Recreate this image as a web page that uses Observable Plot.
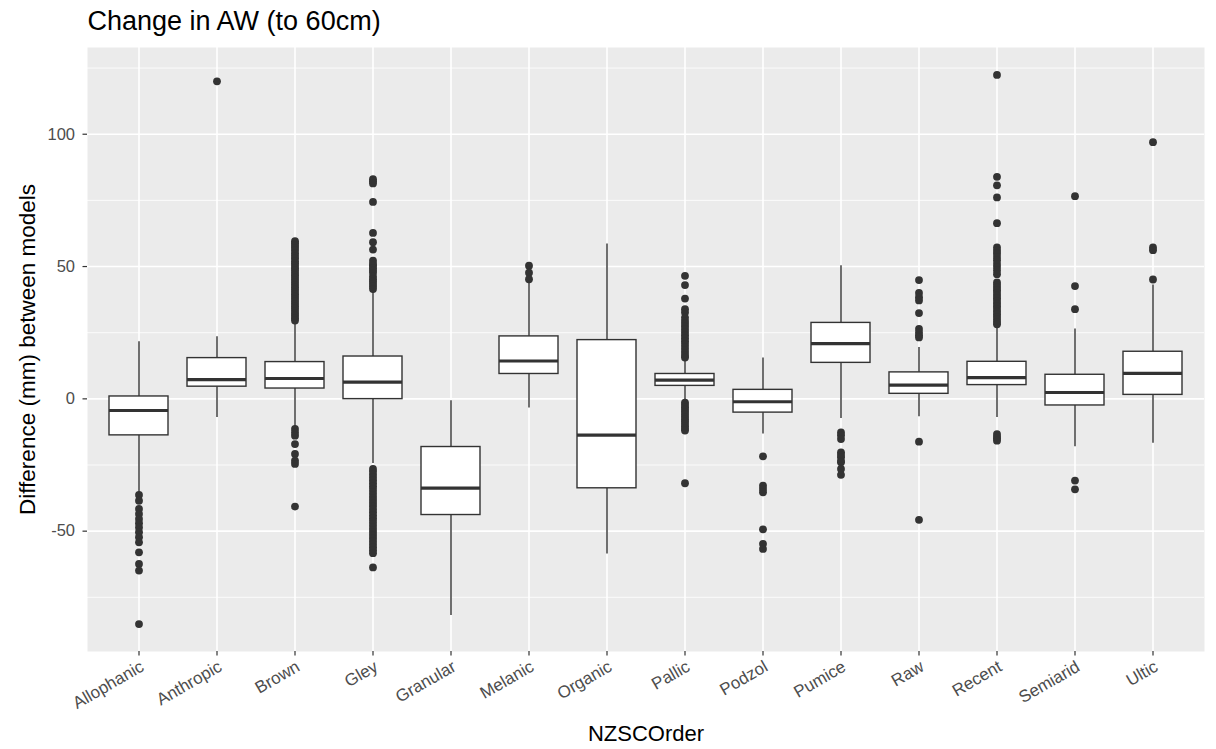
<!DOCTYPE html>
<html>
<head>
<meta charset="utf-8">
<script src="https://cdn.jsdelivr.net/npm/d3@7"></script>
<script src="https://cdn.jsdelivr.net/npm/@observablehq/plot@0.6"></script>
<style>
  html, body { margin: 0; padding: 0; background: white; }
  #chart { width: 1216px; height: 749px; }
</style>
</head>
<body>
<div id="chart"></div>
<script>
const chartTitle = "Change in AW (to 60cm)";
const xTitle = "NZSCOrder";
const yTitle = "Difference (mm) between models";

const categories = ["Allophanic","Anthropic","Brown","Gley","Granular","Melanic","Organic","Pallic","Podzol","Pumice","Raw","Recent","Semiarid","Ultic"];
const whiskerLow  = [-35.3, -7.0, -10.5, -24.4, -81.9, -3.5, -58.6, -0.7, -13.3, -7.4, -6.8, -7.0, -18.1, -16.8];
const q1          = [-13.8,  4.6,   3.9,  -0.1, -43.9,  9.4, -33.8,  4.9,  -5.2, 13.6,  1.9,  5.2,  -2.5,   1.5];
const median      = [ -4.4,  7.3,   7.7,   6.3, -33.7, 14.3, -13.7,  7.1,  -1.1, 20.9,  5.2,  8.0,   2.4,   9.6];
const q3          = [  0.9, 15.4,  13.9,  16.0, -18.2, 23.6,  22.2,  9.4,   3.4, 28.7, 10.0, 14.0,   9.1,  17.8];
const whiskerHigh = [ 21.6, 23.5,  28.9,  40.6,  -0.7, 44.0,  58.5, 15.0,  15.4, 50.3, 19.4, 27.0,  26.4,  43.0];

const outliers = [
  // Allophanic
  [-36.3, -38.5, -41.6, -43.5, -45.4, -47.0, -48.6, -50.4, -52.3, -54.2, -58.0, -62.4, -64.9, -85.1],
  // Anthropic
  [120.0],
  // Brown
  [59.6, 58.8, 57.9, 57.0, 56.1, 55.0, 54.0, 53.1, 52.0, 51.2, 50.3, 49.4, 48.5, 47.6, 46.7, 45.8, 44.9, 44.0,
   43.1, 42.2, 41.3, 40.4, 39.5, 38.6, 37.7, 36.8, 35.9, 35.0, 34.1, 33.2, 32.3, 31.4, 30.5, 29.6,
   -11.4, -12.7, -13.9, -17.1, -20.8, -23.4, -24.6, -40.7],
  // Gley
  [83.0, 82.2, 81.4, 74.4, 62.7, 59.2, 56.4, 52.2, 51.0, 50.3, 49.4, 48.4, 47.6, 46.2, 45.2, 44.3, 43.4, 42.5, 41.5,
   -26.5, -27.5, -28.6, -29.7, -30.8, -31.9, -33.0, -34.1, -35.2, -36.3, -37.4, -38.5, -39.6, -40.7, -41.8, -42.9,
   -44.0, -45.1, -46.2, -47.3, -48.4, -49.5, -50.6, -51.7, -52.8, -53.9, -55.0, -56.1, -57.2, -58.3, -63.7],
  // Granular
  [],
  // Melanic
  [50.3, 47.7, 45.2],
  // Organic
  [],
  // Pallic
  [46.5, 43.0, 37.9, 33.9, 32.6, 30.7, 29.5, 28.4, 27.3, 26.2, 25.1, 24.0, 22.9, 21.8, 20.7, 19.6, 18.5, 17.4, 16.3, 15.6,
   -1.4, -2.3, -3.2, -4.1, -5.0, -5.9, -6.8, -7.7, -8.6, -9.5, -10.4, -11.3, -12.0, -31.9],
  // Podzol
  [-21.7, -32.8, -34.1, -35.3, -49.3, -54.8, -56.7],
  // Pumice
  [-12.7, -13.8, -15.2, -20.2, -21.2, -22.1, -23.5, -24.0, -26.5, -28.7],
  // Raw
  [44.9, 40.0, 38.4, 37.2, 32.4, 26.4, 25.1, 24.0, 23.2, -16.2, -45.7],
  // Recent
  [122.4, 83.9, 80.7, 76.1, 66.4, 57.2, 56.0, 54.9, 53.6, 52.4, 51.0, 49.8, 48.5, 47.1, 44.0, 43.0, 42.0, 41.0,
   40.0, 39.0, 38.0, 37.0, 36.0, 35.0, 34.0, 33.0, 32.0, 31.0, 30.0, 29.0, 28.2, -13.3, -14.3, -15.0, -15.8],
  // Semiarid
  [76.6, 42.6, 33.9, -30.9, -34.2],
  // Ultic
  [97.0, 57.2, 56.2, 45.1]
];

const majorTicks = [-50, 0, 50, 100];
const majorTickLabels = ["-50", "0", "50", "100"];
const minorTicks = [-75, -25, 25, 75, 125];

// tables for the library
const boxes = categories.map((c, i) => ({cat: c, lo: whiskerLow[i], q1: q1[i], med: median[i], q3: q3[i], hi: whiskerHigh[i]}));
const points = categories.flatMap((c, i) => outliers[i].map(v => ({cat: c, v})));

const allVals = [...whiskerLow, ...whiskerHigh, ...points.map(d => d.v)];
const vMin = d3.min(allVals), vMax = d3.max(allVals);
const pad = (vMax - vMin) * 0.05;

const ink = "#333333";
const font = "'Liberation Sans', Arial, Helvetica, sans-serif";

const chart = Plot.plot({
  width: 1216,
  height: 749,
  marginTop: 47,
  marginLeft: 87,
  marginRight: 12,
  marginBottom: 98,
  style: {fontFamily: font, background: "white", overflow: "visible"},
  x: {type: "band", domain: categories, paddingInner: 0.25, paddingOuter: 0.225, label: null},
  y: {domain: [vMin - pad, vMax + pad], label: null},
  marks: [
    Plot.frame({fill: "#EBEBEB", stroke: "none"}),
    Plot.ruleY(minorTicks, {y: d => d, stroke: "white", strokeWidth: 0.8}),
    Plot.ruleY(majorTicks, {y: d => d, stroke: "white", strokeWidth: 1.6}),
    Plot.ruleX(categories, {x: d => d, stroke: "white", strokeWidth: 1.6}),
    Plot.ruleX(boxes, {x: "cat", y1: "lo", y2: "q1", stroke: ink, strokeWidth: 1.4}),
    Plot.ruleX(boxes, {x: "cat", y1: "q3", y2: "hi", stroke: ink, strokeWidth: 1.4}),
    Plot.barY(boxes, {x: "cat", y1: "q1", y2: "q3", fill: "white", stroke: ink, strokeWidth: 1.4}),
    Plot.tickY(boxes, {x: "cat", y: "med", stroke: ink, strokeWidth: 3.2}),
    Plot.dot(points, {x: "cat", y: "v", r: 3.9, fill: ink, stroke: "none"}),
    Plot.axisY({
      ticks: majorTicks,
      tickFormat: d => majorTickLabels[majorTicks.indexOf(d)],
      tickSize: 4.5, tickPadding: 8, fontSize: 16.5,
      fill: "#4D4D4D", stroke: ink, strokeWidth: 1.2, label: null
    }),
    Plot.axisX({
      tickSize: 4.5, tickFormat: () => "",
      stroke: ink, strokeWidth: 1.2, label: null
    }),
    Plot.text(categories, {
      x: d => d, text: d => d, frameAnchor: "bottom", dy: 8, rotate: -30,
      textAnchor: "end", lineAnchor: "top", fontSize: 17, fill: "#4D4D4D"
    }),
    Plot.text([chartTitle], {text: d => d, frameAnchor: "top-left", dy: -26, textAnchor: "start", lineAnchor: "middle", fontSize: 27, fill: "black"}),
    Plot.text([yTitle], {text: d => d, frameAnchor: "left", dx: -60, rotate: -90, textAnchor: "middle", lineAnchor: "middle", fontSize: 22.5, fill: "black"}),
    Plot.text([xTitle], {text: d => d, frameAnchor: "bottom", dy: 82, textAnchor: "middle", lineAnchor: "middle", fontSize: 22, fill: "black"})
  ]
});

document.getElementById("chart").appendChild(chart);
</script>
</body>
</html>
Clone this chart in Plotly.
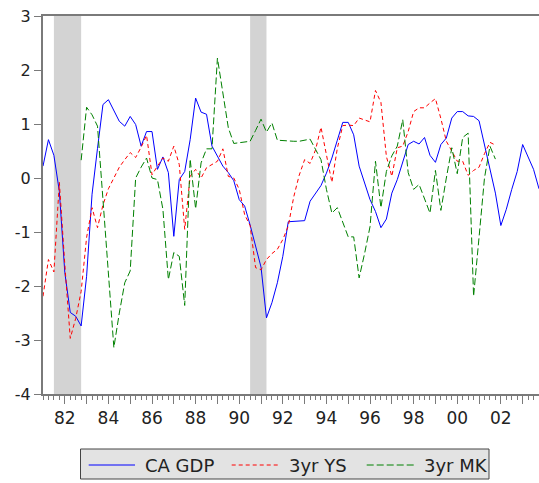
import plotly.graph_objects as go

# ---- data (quarterly, 1981Q1 .. 2003Q4) ----
first_year = 1981
n_quarters = 92
quarter_x = [first_year + i / 4 for i in range(n_quarters)]

ca_gdp = [0.22, 0.71, 0.42, -0.25, -1.75, -2.49, -2.56, -2.74, -1.82, -0.30,
          0.55, 1.36, 1.45, 1.25, 1.05, 0.96, 1.14, 0.99, 0.59, 0.86,
          0.86, 0.16, 0.39, 0.10, -1.08, -0.03, 0.12, 0.71, 1.48, 1.22,
          1.18, 0.59, 0.40, 0.22, 0.10, -0.05, -0.40, -0.52, -0.87, -1.24,
          -1.65, -2.59, -2.31, -1.94, -1.45, -0.81, -0.80, -0.80, -0.79, -0.43,
          -0.28, -0.14, 0.09, 0.37, 0.70, 1.03, 1.03, 0.80, 0.22, -0.10,
          -0.40, -0.62, -0.92, -0.76, -0.28, -0.03, 0.28, 0.62, 0.68, 0.63,
          0.75, 0.42, 0.29, 0.62, 0.74, 1.11, 1.23, 1.23, 1.15, 1.14,
          1.06, 0.61, 0.17, -0.28, -0.88, -0.58, -0.21, 0.12, 0.62, 0.40,
          0.16, -0.20]

yield_spread_3yr = [-2.19, -1.51, -1.74, -0.08, -1.60, -2.97, -2.60, -2.10, -1.10, -0.55,
                    -0.92, -0.50, -0.20, 0.00, 0.20, 0.34, 0.47, 0.38, 0.57, 0.79,
                    0.06, 0.22, 0.37, 0.31, 0.59, 0.25, -0.95, 0.03, 0.16, 0.00,
                    0.19, 0.25, 0.31, 0.54, 0.03, 0.00, -0.21, -0.68, -0.88, -1.66,
                    -1.70, -1.51, -1.40, -1.32, -1.14, -0.89, -0.35, 0.05, 0.34, 0.27,
                    0.52, 0.94, 0.46, -0.08, 0.55, 0.97, 0.98, 0.97, 1.11, 1.08,
                    1.04, 1.62, 1.40, 0.40, 0.03, 0.56, 0.59, 0.86, 1.23, 1.30,
                    1.30, 1.39, 1.47, 1.10, 0.68, 0.50, 0.31, 0.31, 0.05, 0.14,
                    0.20, 0.45, 0.66, 0.61, None, None, None, None, None, None,
                    None, None]

market_3yr = [None, None, None, None, None, None, None, 0.33, 1.31, 1.17,
              0.96, -0.40, -1.80, -3.14, -2.50, -1.94, -1.72, 0.00, 0.20, 0.37,
              0.00, -0.03, -0.58, -1.88, -1.38, -1.45, -2.36, 0.35, -0.57, 0.28,
              0.54, 0.54, 2.22, 1.56, 0.93, 0.64, 0.65, 0.66, 0.68, 0.88,
              1.09, 0.85, 1.02, 0.70, 0.69, 0.69, 0.68, 0.68, 0.70, 0.72,
              0.53, 0.34, -0.21, -0.65, -0.55, -0.83, -1.09, -1.09, -1.85, -1.40,
              -0.90, 0.31, -0.55, 0.12, 0.41, 0.59, 1.08, 0.10, -0.21, -0.12,
              -0.40, -0.65, 0.14, -0.60, 0.00, 0.56, 0.08, 0.75, 0.83, -2.19,
              -1.10, 0.00, 0.59, 0.35, None, None, None, None, None, None,
              None, None]

recession_start = [1981.5, 1990.5]
recession_end = [1982.75, 1991.25]

year_ticks = list(range(1982, 2004))
year_labels = ["82", "", "84", "", "86", "", "88", "", "90", "", "92", "",
               "94", "", "96", "", "98", "", "00", "", "02", ""]
y_ticks = [-4, -3, -2, -1, 0, 1, 2, 3]
y_labels = ["-4", "-3", "-2", "-1", "0", "1", "2", "3"]

series_names = ["CA GDP", "3yr YS", "3yr MK"]
series_colors = ["#0000FF", "#FF0000", "#008000"]
series_dashes = ["solid", "4px,3px", "7px,3px"]
series_values = [ca_gdp, yield_spread_3yr, market_3yr]

TICK_FONT = "DejaVu Sans, sans-serif"
LEG_FONT = "DejaVu Sans, sans-serif"
AXIS_COL = "#7a7a7a"

fig_w, fig_h = 539, 483
m_l, m_t, m_r = 43, 16, 0
plot_bottom = 394
m_b = fig_h - plot_bottom
plot_w = fig_w - m_l - m_r
plot_h = plot_bottom - m_t

fig = go.Figure()
for name, vals, col, dash in zip(series_names, series_values, series_colors, series_dashes):
    fig.add_trace(go.Scatter(x=quarter_x, y=vals, mode="lines", name=name,
                             line=dict(color=col, width=1, dash=dash),
                             connectgaps=False, showlegend=False))

shapes = []
for s, e in zip(recession_start, recession_end):
    shapes.append(dict(type="rect", xref="x", yref="y", x0=s, x1=e, y0=-4, y1=3,
                       fillcolor="#D3D3D3", line=dict(width=0), layer="below"))

# legend box drawn in paper coordinates (page pixels -> paper)
def px2x(px):
    return (px - m_l) / plot_w
def py2y(py):
    return (plot_bottom - py) / plot_h

shapes.append(dict(type="rect", xref="paper", yref="paper",
                   x0=px2x(80.5), x1=px2x(489), y0=py2y(479), y1=py2y(449),
                   fillcolor="#E3E3E3", line=dict(color="#444444", width=1), layer="above"))
sample_x = [(88.7, 135), (231.7, 278.3), (366.7, 415)]
text_x = [143, 286.5, 421.5]
annotations = []
for (sx0, sx1), tx, name, col, dash in zip(sample_x, text_x, series_names, series_colors, series_dashes):
    shapes.append(dict(type="line", xref="paper", yref="paper",
                       x0=px2x(sx0), x1=px2x(sx1), y0=py2y(465), y1=py2y(465),
                       line=dict(color=col, width=1, dash=dash), layer="above"))
    annotations.append(dict(text=name, xref="paper", yref="paper", x=px2x(tx), y=py2y(465),
                            xanchor="left", yanchor="middle", showarrow=False,
                            font=dict(family=LEG_FONT, size=18, color="#222222")))

fig.update_layout(
    width=fig_w, height=fig_h,
    margin=dict(l=m_l, r=m_r, t=m_t, b=m_b, pad=0),
    paper_bgcolor="white", plot_bgcolor="white",
    shapes=shapes, annotations=annotations,
    showlegend=False,
    xaxis=dict(range=[1981, 2003.75], tickmode="array", tickvals=year_ticks, ticktext=year_labels,
               ticks="outside", ticklen=8, tickwidth=1, tickcolor=AXIS_COL,
               minor=dict(ticks="outside", ticklen=4, tickwidth=1, tickcolor=AXIS_COL,
                          tick0=1981, dtick=0.25, showgrid=False),
               showline=True, linecolor=AXIS_COL, linewidth=1.5, mirror=True,
               showgrid=False, zeroline=False, automargin=False, ticklabeloverflow="allow",
               tickfont=dict(family=TICK_FONT, size=17, color="#222222")),
    yaxis=dict(range=[-4, 3], tickmode="array", tickvals=y_ticks, ticktext=y_labels,
               ticks="outside", ticklen=7, tickwidth=1, tickcolor=AXIS_COL,
               showline=True, linecolor=AXIS_COL, linewidth=2,
               showgrid=False, zeroline=False, automargin=False, ticklabeloverflow="allow",
               tickfont=dict(family=TICK_FONT, size=16, color="#222222")),
)

# remove the default 8px page margin and scrollbars so the figure fills the window
page_fix = ("document.documentElement.style.overflow='hidden';"
            "document.body.style.overflow='hidden';"
            "document.body.style.margin='0';")

fig.write_html("out.html", post_script=page_fix, config={"displayModeBar": False})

* * *

▸ Aim: Except for the pictures, write out exactly the lines from the line that contains "Clone this chart in Plotly." through the line that contains "0.16, -0.20]", including both.

▸ Task answer:
Clone this chart in Plotly.
import plotly.graph_objects as go

# ---- data (quarterly, 1981Q1 .. 2003Q4) ----
first_year = 1981
n_quarters = 92
quarter_x = [first_year + i / 4 for i in range(n_quarters)]

ca_gdp = [0.22, 0.71, 0.42, -0.25, -1.75, -2.49, -2.56, -2.74, -1.82, -0.30,
          0.55, 1.36, 1.45, 1.25, 1.05, 0.96, 1.14, 0.99, 0.59, 0.86,
          0.86, 0.16, 0.39, 0.10, -1.08, -0.03, 0.12, 0.71, 1.48, 1.22,
          1.18, 0.59, 0.40, 0.22, 0.10, -0.05, -0.40, -0.52, -0.87, -1.24,
          -1.65, -2.59, -2.31, -1.94, -1.45, -0.81, -0.80, -0.80, -0.79, -0.43,
          -0.28, -0.14, 0.09, 0.37, 0.70, 1.03, 1.03, 0.80, 0.22, -0.10,
          -0.40, -0.62, -0.92, -0.76, -0.28, -0.03, 0.28, 0.62, 0.68, 0.63,
          0.75, 0.42, 0.29, 0.62, 0.74, 1.11, 1.23, 1.23, 1.15, 1.14,
          1.06, 0.61, 0.17, -0.28, -0.88, -0.58, -0.21, 0.12, 0.62, 0.40,
          0.16, -0.20]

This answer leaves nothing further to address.